Demokraten müssten eigentlich für eine Volksabstimmung sein. Aber mit der Abstimmung über die neue russische Verfassung ist etwas faul, wenn man Nikolaj Rybakow glaubt, dem Chef der liberalen Jabloko-Partei. «Das Vorgehen der Regierung ist verfassungswidrig», sagt er.
Harte Worte vom Chef einer sonst besonnenen Partei. Jabloko, die älteste demokratische Kraft Russlands, wird die Verfassungsabstimmung boykottieren. Rybakow kritisiert, bei der Vorlage gehe es nur darum, «dass Putin für immer an der Macht bleiben darf.» Tatsächlich kann der Präsident mit der neuen Verfassung bis 2036 weiter regieren.

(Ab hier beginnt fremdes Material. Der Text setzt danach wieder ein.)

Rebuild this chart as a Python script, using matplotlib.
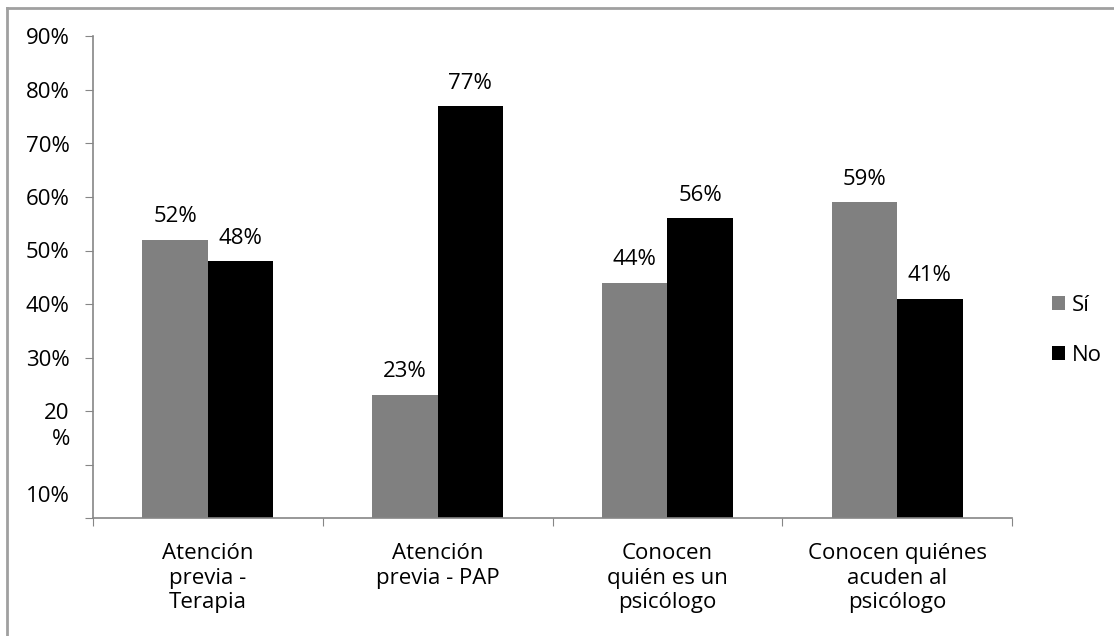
import matplotlib
matplotlib.use("Agg")
import matplotlib.pyplot as plt
import numpy as np
from matplotlib.lines import Line2D

categories = ["Atención\nprevia -\nTerapia", "Atención\nprevia - PAP",
              "Conocen\nquién es un\npsicólogo", "Conocen quiénes\nacuden al\npsicólogo"]
si_values = [52, 23, 44, 59]
no_values = [48, 77, 56, 41]
series_names = ["Sí", "No"]
ytick_values = [0, 10, 20, 30, 40, 50, 60, 70, 80, 90]
ytick_labels = ["", "", "20", "30%", "40%", "50%", "60%", "70%", "80%", "90%"]

FS = 16
plt.rcParams['font.family'] = ['Open Sans', 'DejaVu Sans']
fig = plt.figure(figsize=(11.14, 6.36), dpi=100)
ax = fig.add_axes([93/1114, 1-518/636, (1012-93)/1114, (518-36.5)/636])

x = np.arange(len(categories))
w = 0.285
spine_c = "#868686"
b1 = ax.bar(x - w/2, si_values, w, color="#808080", label=series_names[0])
b2 = ax.bar(x + w/2, no_values, w, color="#000000", label=series_names[1])
for bars, vals in ((b1, si_values), (b2, no_values)):
    for r, v in zip(bars, vals):
        ax.annotate(f"{v}%", (r.get_x() + r.get_width()/2, v), xytext=(0, 9),
                    textcoords="offset points", ha="center", va="bottom", fontsize=FS)

ax.set_xlim(-0.5, len(categories) - 0.5)
ax.set_ylim(0, 90)
ax.set_yticks(ytick_values)
ax.set_yticklabels(ytick_labels, fontsize=FS)
ytr = ax.get_yaxis_transform()
ax.text(-0.025, 14.6, "%", transform=ytr, ha="right", va="center", fontsize=FS)
ax.text(-0.025, 4.0, "10%", transform=ytr, ha="right", va="center", fontsize=FS)

ax.set_xticks(np.arange(len(categories) + 1) - 0.5)
ax.set_xticklabels([])
ax.set_xticks(x, minor=True)
ax.set_xticklabels(categories, minor=True, fontsize=FS, linespacing=1.22, va="top")
ax.tick_params(axis="x", which="minor", length=0, pad=18)
ax.tick_params(axis="x", which="major", length=6, color=spine_c, direction="out")
ax.tick_params(axis="y", length=6, color=spine_c, direction="out", pad=11)

for s in ("top", "right"):
    ax.spines[s].set_visible(False)
for s in ("left", "bottom"):
    ax.spines[s].set_color(spine_c)
    ax.spines[s].set_linewidth(1.2)

leg = ax.legend(loc="center left", bbox_to_anchor=(1.043, 0.39), frameon=False, fontsize=FS,
                handlelength=0.6, handleheight=0.6, handletextpad=0.3, labelspacing=1.3,
                borderpad=0, borderaxespad=0)

# outer frame (top and left edges)
fig.add_artist(Line2D([7/1114, 1], [1-8/636, 1-8/636], color="#a0a0a0", lw=2, transform=fig.transFigure))
fig.add_artist(Line2D([7/1114, 7/1114], [0, 1-8/636], color="#a0a0a0", lw=2, transform=fig.transFigure))

fig.savefig("out.png", dpi=100)
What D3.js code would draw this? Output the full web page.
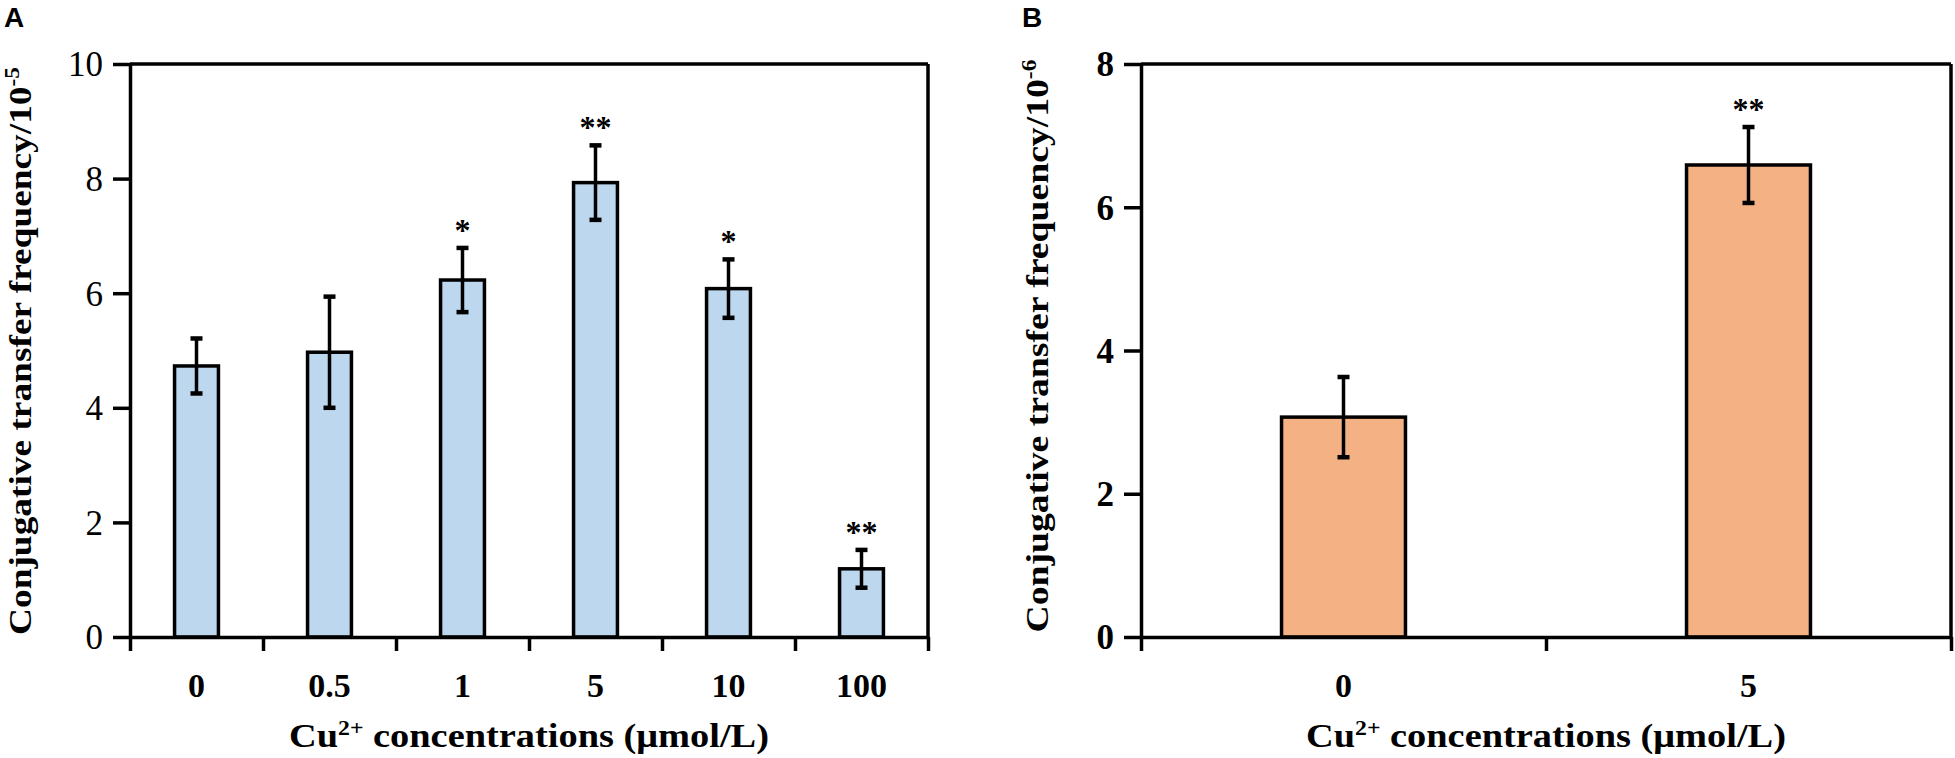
<!DOCTYPE html>
<html>
<head>
<meta charset="utf-8">
<script src="https://cdn.jsdelivr.net/npm/d3@7"></script>
<style>
  body { margin: 0; background: #fff; }
  svg text { font-family: "Liberation Serif", "Times New Roman", serif; fill: #000; }
  .panel-letter { font-family: "Liberation Sans", Arial, sans-serif !important; font-weight: bold; font-size: 28px; }
</style>
</head>
<body>
<div id="chart"></div>
<script>
// Panel A data
const catsA = ["0", "0.5", "1", "5", "10", "100"];
const meansA = [4.73, 4.97, 6.23, 7.93, 6.08, 1.19];
const errsA = [0.48, 0.97, 0.56, 0.65, 0.51, 0.33];
const starsA = ["", "", "*", "**", "*", "**"];
const ticksA = [0, 2, 4, 6, 8, 10];

// Panel B data
const catsB = ["0", "5"];
const meansB = [3.07, 6.59];
const errsB = [0.56, 0.53];
const starsB = ["", "**"];
const ticksB = [0, 2, 4, 6, 8];

const width = 1955, height = 758;
const svg = d3.select("#chart").append("svg")
    .attr("width", width)
    .attr("height", height);

const lw = 3.5;

function drawPanel(opt) {
    const g = svg.append("g");
    const x = d3.scaleBand()
        .domain(opt.cats)
        .range([opt.left, opt.right])
        .paddingInner(opt.pad)
        .paddingOuter(opt.pad / 2);
    const xb = d3.scaleLinear().domain([0, opt.cats.length]).range([opt.left, opt.right]);
    const y = d3.scaleLinear().domain([0, d3.max(opt.ticks)]).range([opt.bottom, opt.top]);

    // bars
    g.selectAll("rect.bar")
        .data(opt.means)
        .enter()
        .append("rect")
        .attr("class", "bar")
        .attr("x", (d, i) => x(opt.cats[i]))
        .attr("y", d => y(d))
        .attr("width", x.bandwidth())
        .attr("height", d => y(0) - y(d))
        .style("fill", opt.fill)
        .style("stroke", "#000")
        .style("stroke-width", lw);

    // error bars
    const eb = g.selectAll("g.err")
        .data(opt.means)
        .enter()
        .append("g")
        .attr("class", "err")
        .attr("transform", (d, i) => `translate(${x(opt.cats[i]) + x.bandwidth() / 2},0)`);
    eb.append("line")
        .attr("y1", (d, i) => y(d + opt.errs[i]))
        .attr("y2", (d, i) => y(d - opt.errs[i]))
        .style("stroke", "#000").style("stroke-width", lw);
    eb.append("line")
        .attr("x1", -6).attr("x2", 6)
        .attr("y1", (d, i) => y(d + opt.errs[i]))
        .attr("y2", (d, i) => y(d + opt.errs[i]))
        .style("stroke", "#000").style("stroke-width", 4.5);
    eb.append("line")
        .attr("x1", -6).attr("x2", 6)
        .attr("y1", (d, i) => y(d - opt.errs[i]))
        .attr("y2", (d, i) => y(d - opt.errs[i]))
        .style("stroke", "#000").style("stroke-width", 4.5);

    // significance stars
    eb.append("text")
        .attr("y", (d, i) => y(d + opt.errs[i]) - 22 + 15)
        .attr("text-anchor", "middle")
        .style("font-size", "32px")
        .style("font-weight", "bold")
        .text((d, i) => opt.stars[i]);

    // frame: top and right
    g.append("line")
        .attr("x1", opt.left).attr("x2", opt.right)
        .attr("y1", y(d3.max(opt.ticks))).attr("y2", y(d3.max(opt.ticks)))
        .style("stroke", "#000").style("stroke-width", lw);
    g.append("line")
        .attr("x1", opt.right).attr("x2", opt.right)
        .attr("y1", y(d3.max(opt.ticks))).attr("y2", y(0))
        .style("stroke", "#000").style("stroke-width", lw);

    // y axis
    const yAxis = g.append("g")
        .attr("transform", `translate(${opt.left},0)`)
        .call(d3.axisLeft(y).tickValues(opt.ticks).tickSize(17).tickPadding(10).tickSizeOuter(0));
    yAxis.selectAll("text")
        .style("font-size", "35px")
        .style("font-weight", opt.yBold ? "bold" : "normal")
        .attr("dy", "0.34em");

    // x axis: boundary ticks
    g.append("g")
        .attr("transform", `translate(0,${opt.bottom})`)
        .call(d3.axisBottom(xb).tickValues(d3.range(opt.cats.length + 1)).tickSize(14).tickFormat("").tickSizeOuter(0));
    // x axis: category labels
    const xAxis = g.append("g")
        .attr("transform", `translate(0,${opt.bottom})`)
        .call(d3.axisBottom(x).tickSize(0).tickPadding(36));
    xAxis.select(".domain").remove();
    xAxis.selectAll("text")
        .style("font-size", "34px")
        .style("font-weight", "bold");

    g.selectAll(".domain, .tick line")
        .style("stroke", "#000")
        .style("stroke-width", lw);

    // x title
    const xt = g.append("text")
        .attr("x", (opt.left + opt.right) / 2)
        .attr("y", 747)
        .attr("text-anchor", "middle")
        .attr("textLength", 480)
        .attr("lengthAdjust", "spacingAndGlyphs")
        .style("font-size", "34px")
        .style("font-weight", "bold");
    xt.append("tspan").text("Cu");
    xt.append("tspan").attr("dy", -12).style("font-size", "21px").text("2+");
    xt.append("tspan").attr("dy", 12).text(" concentrations (\u03bcmol/L)");

    // y title
    const yt = g.append("text")
        .attr("transform", `translate(${opt.yTitleX},${opt.yTitleY}) rotate(-90)`)
        .attr("text-anchor", "middle")
        .attr("textLength", opt.yTitleLen)
        .attr("lengthAdjust", "spacingAndGlyphs")
        .style("font-size", "32px")
        .style("font-weight", "bold");
    yt.append("tspan").text("Conjugative transfer frequency/10");
    yt.append("tspan").attr("dy", -12).style("font-size", "20px").text(opt.exp);

    // panel letter
    svg.append("text")
        .attr("class", "panel-letter")
        .attr("x", opt.letterX)
        .attr("y", 27)
        .text(opt.letter);
}

drawPanel({
    cats: catsA, means: meansA, errs: errsA, stars: starsA, ticks: ticksA,
    left: 130, right: 928, top: 64, bottom: 637, pad: 0.67,
    fill: "#bdd7ee", yBold: false,
    yTitleX: 31, yTitleY: 351, yTitleLen: 568, exp: "-5",
    letter: "A", letterX: 4
});

drawPanel({
    cats: catsB, means: meansB, errs: errsB, stars: starsB, ticks: ticksB,
    left: 1141, right: 1951, top: 64, bottom: 637, pad: 0.694,
    fill: "#f4b183", yBold: true,
    yTitleX: 1048, yTitleY: 346, yTitleLen: 573, exp: "-6",
    letter: "B", letterX: 1022
});
</script>
</body>
</html>
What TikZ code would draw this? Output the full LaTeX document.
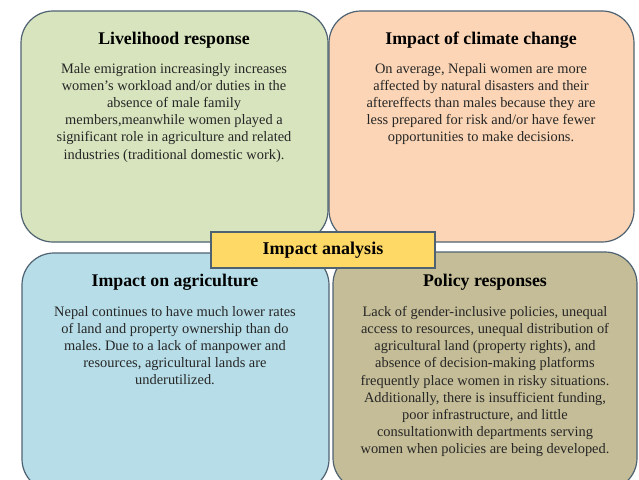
\documentclass[tikz,border=0pt]{standalone}
\usepackage{fontspec}
\setmainfont{Liberation Serif}
\frenchspacing
\definecolor{bordc}{HTML}{4F6272}
\definecolor{greenf}{HTML}{D7E4BD}
\definecolor{peachf}{HTML}{FBD5B5}
\definecolor{bluef}{HTML}{B7DEE8}
\definecolor{khakif}{HTML}{C4BD97}
\definecolor{yellowf}{HTML}{FFD966}
\definecolor{txtc}{HTML}{262626}
\tikzset{
  panel/.style={draw=bordc, line width=1.2pt, rounded corners=32pt, inner sep=0pt},
  ttl/.style={font=\fontsize{17.8}{20}\selectfont\bfseries, text=black, inner sep=0pt},
  body/.style={font=\fontsize{14.4}{17.2}\selectfont, text=txtc, align=center, inner sep=0pt, anchor=north},
  hub/.style={draw=bordc, line width=1.2pt, fill=yellowf, inner sep=0pt, minimum width=224pt, minimum height=36pt, font=\fontsize{18}{20}\selectfont\bfseries}
}
\begin{document}
\begin{tikzpicture}[x=1pt,y=-1pt]
\useasboundingbox (0,0) rectangle (639,479);
\clip (0,0) rectangle (639,479);
\fill[white] (0,0) rectangle (639,479);
\node[panel, fill=greenf, minimum width=307pt, minimum height=231pt] (lr) at (174.5,126.5) {};
\node[panel, fill=peachf, minimum width=305pt, minimum height=231pt] (cc) at (481.5,126.5) {};
\node[panel, fill=bluef, minimum width=307pt, minimum height=238pt] (ag) at (175.5,372) {};
\node[panel, fill=khakif, minimum width=304pt, minimum height=238pt] (po) at (485,371) {};
\node[hub] (ia) at (323,250) {Impact analysis};

\node[ttl] (lrt) at (174,40) {Livelihood response};
\node[body] (lrb) at (174,63) {Male emigration increasingly increases\\women's workload and/or duties in the\\absence of male family\\members,meanwhile women played a\\significant role in agriculture and related\\industries (traditional domestic work).};

\node[ttl] (cct) at (481,40) {Impact of climate change};
\node[body] (ccb) at (481,63) {On average, Nepali women are more\\affected by natural disasters and their\\aftereffects than males because they are\\less prepared for risk and/or have fewer\\opportunities to make decisions.};

\node[ttl] (agt) at (175,282) {Impact on agriculture};
\node[body] (agb) at (175,306) {Nepal continues to have much lower rates\\of land and property ownership than do\\males. Due to a lack of manpower and\\resources, agricultural lands are\\underutilized.};

\node[ttl] (pot) at (485,282) {Policy responses};
\node[body] (pob) at (485,306) {\fontsize{14.4}{16.8}\selectfont Lack of gender-inclusive policies, unequal\\access to resources, unequal distribution of\\agricultural land (property rights), and\\absence of decision-making platforms\\frequently place women in risky situations.\\Additionally, there is insufficient funding,\\poor infrastructure, and little\\consultationwith departments serving\\women when policies are being developed.};
\end{tikzpicture}
\end{document}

«Es gibt niemanden, der Putin ersetzen kann»
Allerdings teilen nicht alle diese Kritik. Szenenwechsel: In einem Einkaufszentrum im Provinzstädtchen Serpuchow haben Sergej und Mohamed gerade ihren Stand eingerichtet. «Unser Land, unsere Verfassung, unsere Entscheidung», steht auf einem grossen Plakat. «Wir haben hier Informationen über alle Verfassungsänderungen», sagt Sergej und zeigt auf Flugblätter. «Für würdige Renten» – «Für eine gute medizinische Versorgung» – «Für die Rechte von Arbeitern». Das sind die Losungen.
Sergej und Mohamed sind «Freiwillige der Verfassung». So nennt sich eine staatsnahe Jugendorganisation, die hinter der Abstimmungskampagne steht. «Wir sind nicht da, um für oder gegen die neue Verfassung zu werben. Wir liefern nur Informationen.»
Es ist eine Neutralität, die nur auf dem Papier existiert. Denn natürlich ist Sergej, der für die Stadtverwaltung von Serpuchow arbeitet, für die neue Verfassung. Und wie ist es mit der Regelung, dass Präsident Putin bis 2036 weiter regieren darf? Sergejs Kollege Mohamed: «Wladimir Putin ist mein Präsident. Es gibt niemanden, der ihn ersetzen kann.»
Keine Nein-Kampagne
Es gehört zu den Besonderheiten dieser Volksabstimmung, dass es nur diese offiziöse Kampagne für die neue Verfassung gibt. Eine Nein-Kampagne gibt es nicht, dies sei rechtlich nicht vorgesehen, argumentieren die Behörden. Demokratische Fairness sieht anders aus.
Doch trotz der einseitigen Information sind viele im Volk skeptisch. Zum Beispiel zwei junge Mädchen, die vor Sergejs und Mohameds Stand Handyfotos machen – und mit den Daumen nach unten zeigen. «Wir sind gegen die Verfassung», sagen die beiden.
Sie vermuten, dass die zahlreichen Änderungen nur vorgeschoben sind, um Putins Griff nach einer ewigen Regentschaft zu verschleiern. Die beiden Teenager bringen den Kern der Abstimmung auf den Punkt: Geht es nur um Putins Herrschaft – oder ist es eine sinnvolle Reform der Verfassung?
Ein Mann um die 50 unterstützt die Vorlage, obwohl er die Details nicht kennt. «So genau weiss ich das nicht, aber ich bin dafür. Ich vertraue unserem Präsidenten.»
Die Menschen wissen, dass es sowieso nicht sie sind, die die Entscheidungen fällen.
Umfragen regierungsnaher Institute sehen landesweit eine Mehrheit für die neue Verfassung. In Serpuchows Strassen scheint eine Mehrheit eher dagegen oder gleichgültig.
Die kritische Serpuchower Journalistin Julia Nikolaewa sagt über ihre Mitbürger: «Die meisten Leute sind apolitisch, denn es gibt einen tiefen Graben zwischen Staatsmacht und Gesellschaft. Die Menschen wissen, dass es sowieso nicht sie sind, die die Entscheidungen fällen.»
Das ist wohl das Problem: In einem Land, in dem seit 20 Jahren alle Macht im Kreml zusammenläuft, kann man nicht einfach so eines Tages eine Abstimmung machen – und glauben, man erfahre so den Volkswillen.